Customer retention is no longer a passive outcome of good service. It is an active, strategic discipline. Yet many organisations are experiencing the opposite trend: churn is rising, loyalty is weakening, and customer relationships are becoming increasingly fragile.
In a tightening economic climate, customers reassess value more frequently. They switch faster. They tolerate less friction. And they expect every interaction to justify their continued investment.
The implication is clear: retention is now the primary lever of sustainable growth.
The reality: Churn is increasing, loyalty is eroding
Most organisations still operate with a reactive retention model. They respond when customers complain, cancel, or disengage. By that point, the outcome is already decided.
The root causes are systemic:
- Customer signals are fragmented across teams and tools
- Early warning signs of churn go unnoticed
- Engagement is inconsistent across the lifecycle
- Feedback is collected but not operationalised
Customers do not leave suddenly. They leave gradually through declining usage, reduced engagement, and unmet expectations. Without visibility into these signals, organisations are always one step behind.

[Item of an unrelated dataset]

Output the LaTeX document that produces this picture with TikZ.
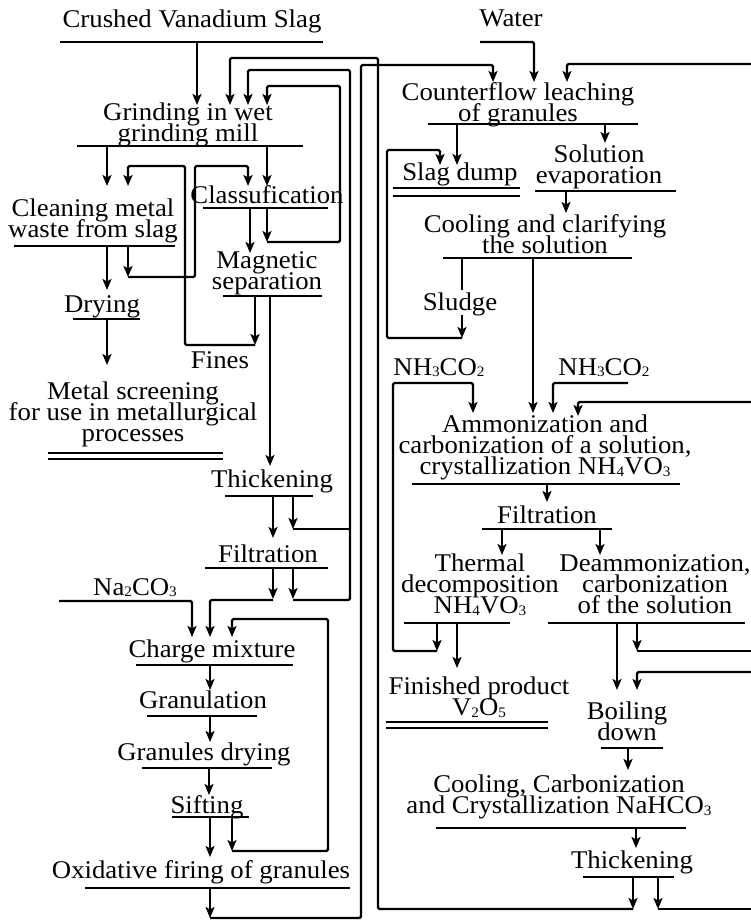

Retention failure is rarely dramatic. It is cumulative.
The economic pressure: Retention is more cost-effective than acquisition
The economics are unequivocal.
Acquiring new customers is significantly more expensive than retaining existing ones. Marketing costs are rising. Sales cycles are lengthening. Conversion rates are under pressure.
At the same time:
- Existing customers are more likely to buy again
- They have a higher lifetime value
- They are more receptive to cross-sell and upsell
- They contribute to referrals and brand advocacy
When retention declines, growth becomes dependent on constant acquisition. That model is not scalable in a constrained market.

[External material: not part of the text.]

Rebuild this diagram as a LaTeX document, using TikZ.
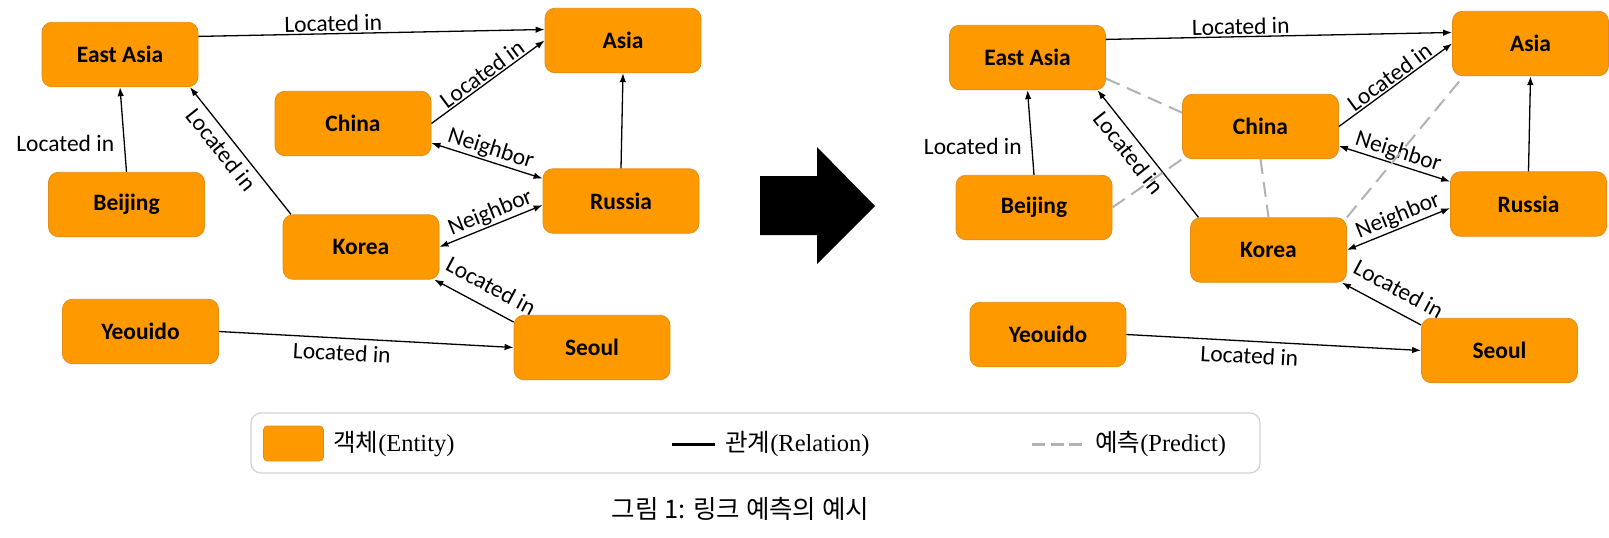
\documentclass[tikz,border=0pt]{standalone}
\usepackage{fontspec}
\usepackage{tikz}
\usetikzlibrary{arrows.meta}
\setmainfont{Carlito}
\newfontfamily\krfont{Noto Sans CJK KR}
\newfontfamily\serfont{Liberation Serif}
\definecolor{entfill}{RGB}{255,153,0}
\definecolor{entline}{RGB}{226,140,24}
\definecolor{predgray}{RGB}{178,178,178}
\definecolor{boxgray}{RGB}{212,212,212}

\begin{document}
\begin{tikzpicture}[x=1pt, y=-1pt, >={Latex[length=9pt,width=6.5pt]},
		entity/.style={draw=entline, line width=0.8pt, fill=entfill, rounded corners=10pt, minimum width=156pt, minimum height=64.5pt, inner sep=0pt, font=\fontsize{23.5}{28}\selectfont\bfseries},
		rel/.style={line width=1.3pt},
		lbl/.style={font=\fontsize{23.5}{28}\selectfont, inner sep=1.5pt},
		pred/.style={draw=predgray, line width=2pt, dash pattern=on 15pt off 8pt},
		keytxt/.style={anchor=west, inner sep=0pt, font=\fontsize{24.5}{28}\selectfont}]
	\useasboundingbox (0,0) rectangle (1609,538);

	\foreach \side/\dx/\dy in {l/0/0, r/907.5/3} {
		\begin{scope}[shift={(\dx,\dy)}]
			\node[entity] (ea\side) at (120,54.5) {East Asia};
			\node[entity] (as\side) at (623,40.5) {Asia};
			\node[entity] (ch\side) at (353,123.5) {China};
			\node[entity] (be\side) at (126.5,204.5) {Beijing};
			\node[entity] (ru\side) at (621,201) {Russia};
			\node[entity] (ko\side) at (361,247) {Korea};
			\node[entity] (ye\side) at (140.5,331.5) {Yeouido};
			\node[entity] (se\side) at (592,347.5) {Seoul};

			\draw[rel, ->] (ea\side.13) -- (as\side.172) node[lbl, pos=0.39, sloped, above] {Located in}; % East Asia -> Asia
			\draw[rel, ->] (be\side.north) -- (ea\side.south) node[lbl, pos=0.34, left=8pt] {Located in}; % Beijing -> East Asia
			\draw[rel, ->] (ko\side.155) -- (ea\side.335) node[lbl, pos=0.58, sloped, below=4pt] {Located in}; % Korea -> East Asia
			\draw[rel, ->] (ch\side.east) -- (as\side.west) node[lbl, midway, sloped, above] {Located in}; % China -> Asia
			\draw[rel, <->] (ch\side.346) -- (ru\side.164) node[lbl, midway, sloped, above] {Neighbor}; % China <-> Russia
			\draw[rel, <->] (ko\side.east) -- (ru\side.183) node[lbl, pos=0.54, sloped, above] {Neighbor}; % Korea <-> Russia
			\draw[rel, ->] (se\side.162) -- (ko\side.336) node[lbl, pos=0.41, sloped, above=11pt] {Located in}; % Seoul -> Korea
			\draw[rel, ->] (ye\side.east) -- (se\side.west) node[lbl, pos=0.42, sloped, below=4pt] {Located in}; % Yeouido -> Seoul
			\draw[rel, ->] (ru\side.north) -- (as\side.south); % Russia -> Asia
		\end{scope}
	}

	% predicted links
	\draw[pred] (ear.345) -- (chr.170);
	\draw[pred] (ber.east) -- (chr.south west);
	\draw[pred] (chr.south) -- (kor.north);
	\draw[pred] (kor.north east) -- (asr.206);

	% big arrow
	\fill (760,176) -- (817,176) -- (817,147) -- (875,206) -- (817,264) -- (817,235) -- (760,235) -- cycle;

	% legend
	\node[draw=boxgray, line width=1.3pt, rounded corners=10pt, minimum width=1009pt, minimum height=60pt, inner sep=0pt] (legend) at (755.5,443) {};
	\node[entity, minimum width=60pt, minimum height=35pt, rounded corners=4pt] (keyent) at (293.5,443.5) {};
	\node[keytxt] (keyenttxt) at (333,444) {{\krfont 객체}{\serfont(Entity)}};
	\coordinate (relA) at (672,444);
	\coordinate (relB) at (715,444);
	\draw[line width=3pt] (relA) -- (relB);
	\node[keytxt] (keyreltxt) at (725,444) {{\krfont 관계}{\serfont(Relation)}};
	\coordinate (predA) at (1032,444);
	\coordinate (predB) at (1082,444);
	\draw[predgray, line width=3pt, dash pattern=on 13pt off 5.5pt] (predA) -- (predB);
	\node[keytxt] (keypredtxt) at (1095,444) {{\krfont 예측}{\serfont(Predict)}};

	\node[font=\krfont\fontsize{25.5}{30}\selectfont] (caption) at (740.5,509) {그림 1: 링크 예측의 예시};
\end{tikzpicture}
\end{document}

Organisations that prioritise retention reduce cost, increase predictability, and build resilience.
The shift: From reactive support to proactive retention
Retention must move upstream.
It is not a function of customer support alone. It is a coordinated effort across sales, marketing, and customer success driven by data, automation, and insight.
This requires three capabilities:
- Visibility into customer health
- Automated intervention at risk points
- Continuous feedback loops that inform action
Without these, retention remains anecdotal. With them, it becomes operational.
How HubSpot enables proactive retention
HubSpot transforms retention from a reactive process into a structured, measurable system.
1. Customer health scoring: Making risk visible
Customer health scoring consolidates behavioural, engagement, and transactional data into a single, actionable metric.
This allows organisations to:
- Identify at-risk customers early
- Segment accounts based on health status
- Prioritise intervention where it matters most
Rather than relying on intuition, teams operate with clarity. Risk is no longer hidden it is quantified.
2. Retention workflows: Acting before churn happens
Automation ensures that no signal is ignored.
With retention workflows, organisations can:
- Trigger engagement when usage declines
- Launch re-engagement campaigns automatically
- Assign tasks to customer success teams at critical moments
- Personalise communication based on behaviour
This creates consistency. Every customer receives timely, relevant interaction without manual effort.
Retention becomes systematic, not situational.
3. Feedback tools (NPS, surveys): Listening at scale
Feedback is only valuable when it drives action.
HubSpot’s integrated feedback tools enable organisations to:
- Capture Net Promoter Score (NPS) across the lifecycle
- Deploy targeted surveys at key touchpoints
- Analyse sentiment trends over time
- Trigger workflows based on responses
This closes the loop between experience and improvement.
Customers feel heard. Teams gain direction. Decisions become evidence-based.
The strategic outcome: Retention as a growth engine
When retention is managed proactively:
- Churn decreases
- Customer lifetime value increases
- Revenue becomes more predictable
- Expansion opportunities multiply
More importantly, organisations shift their mindset.
They stop asking, “How do we replace lost customers?”
And start asking, “How do we maximise the value of the customers we already have?”
That is a fundamentally different growth strategy.
Final thought: Retention is a leadership discipline
Customer retention is not a metric to monitor. It is a capability to build.
It requires alignment across teams, visibility across the customer journey, and systems that turn insight into action.
Organisations that master retention will not simply survive economic pressure. They will outperform it.
Because in a market where customers are harder to win, the real advantage lies in keeping them.